AgentOps Production Readiness Checklist (2026)

Use this checklist to move from “cool demo” to “reliable system.” Treat it like a go/no-go gate for expanding autonomy.

1) Define the workflow and success criteria
- Specify a single workflow (e.g., ticket triage, refund eligibility, PR review).
- Write a definition of “task success” that is testable (pass/fail), not subjective.
- Set an escalation rule (when should the agent stop and hand off?).
- Set SLOs: latency budget (interactive vs background) and uptime expectations.

2) Build an evaluation suite before scaling
- Collect 200–1,000 real historical examples (de-identified if needed).
- Label outcomes: correct action, correct policy, correct tool usage.
- Add automated checks: JSON/schema validity, citation required, PII leakage check, policy violations.
- Establish release gates: do not ship if success rate drops >2% or unsafe-write attempts rise.
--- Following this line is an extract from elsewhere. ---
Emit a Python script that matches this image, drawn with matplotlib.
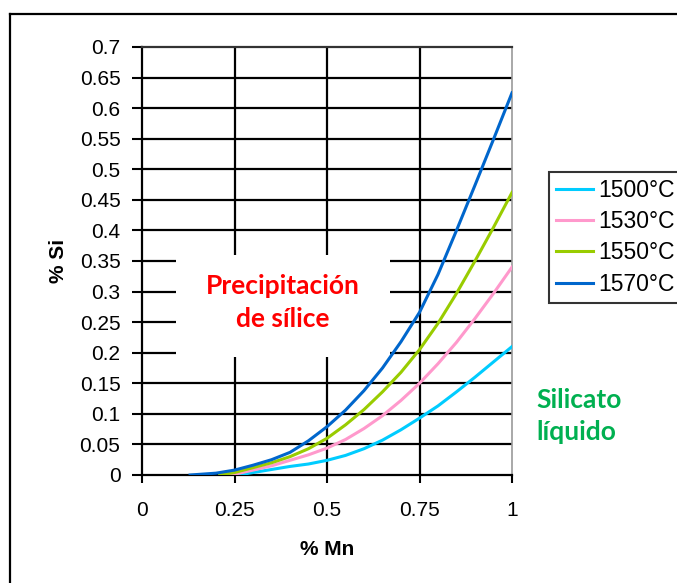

3) Instrumentation and observability (non-negotiable)
- Trace every run: inputs, retrieved context IDs, model calls, tool calls, outputs.
- Log every write with an immutable audit trail (who/when/what changed).
- Add failure taxonomy: tool error, missing context, ambiguity, model refusal, policy block.
- Create dashboards per workflow: success rate, escalation rate, cost per successful task, latency.

4) Security and permissions
- Implement least-privilege tool scopes (no generic “HTTP request” in production).
- Separate read vs write credentials; rotate secrets on a schedule.
- Enforce tool-call policies outside the model (middleware/policy engine).
- Treat external text as untrusted; restrict actions derived from untrusted inputs.
- Require approvals for: money movement, identity/account changes, production changes, external customer comms.

5) Cost controls and unit economics
- Define a cost-per-successful-task budget (e.g., $0.10–$0.25 high-volume; $0.50–$2.00 complex).
- Add loop/retry caps: max 3 retries; stop on repeated tool errors.
- Use model routing: small model for classify/extract, large model only when needed.
- Reduce tokens: summarize context, avoid stuffing full documents, cache retrieval.
- Set alerts: notify if weekly cost/task rises >25% or token usage spikes.

6) Rollout plan (progressive autonomy)
- Phase 1: read-only recommendations.
- Phase 2: drafts/internal notes (low-risk writes).
- Phase 3: constrained writes with approvals.
- Phase 4: limited autonomous writes within strict scopes.
- Expand scope only after meeting targets for 2–4 consecutive weeks.

7) Operational process
- Establish an owner for the agent workflow (like a product owner).
- Create an incident playbook: rollback, disable writes, switch to fallback mode.
- Run weekly review: top failures, new edge cases, dataset updates, policy changes.
- Maintain versioning for prompts, tool schemas, and policies; track what changed.

If you can’t check these boxes, keep the agent in “assist mode.” Reliability beats autonomy—and the fastest way to earn trust is measurable performance with tight controls.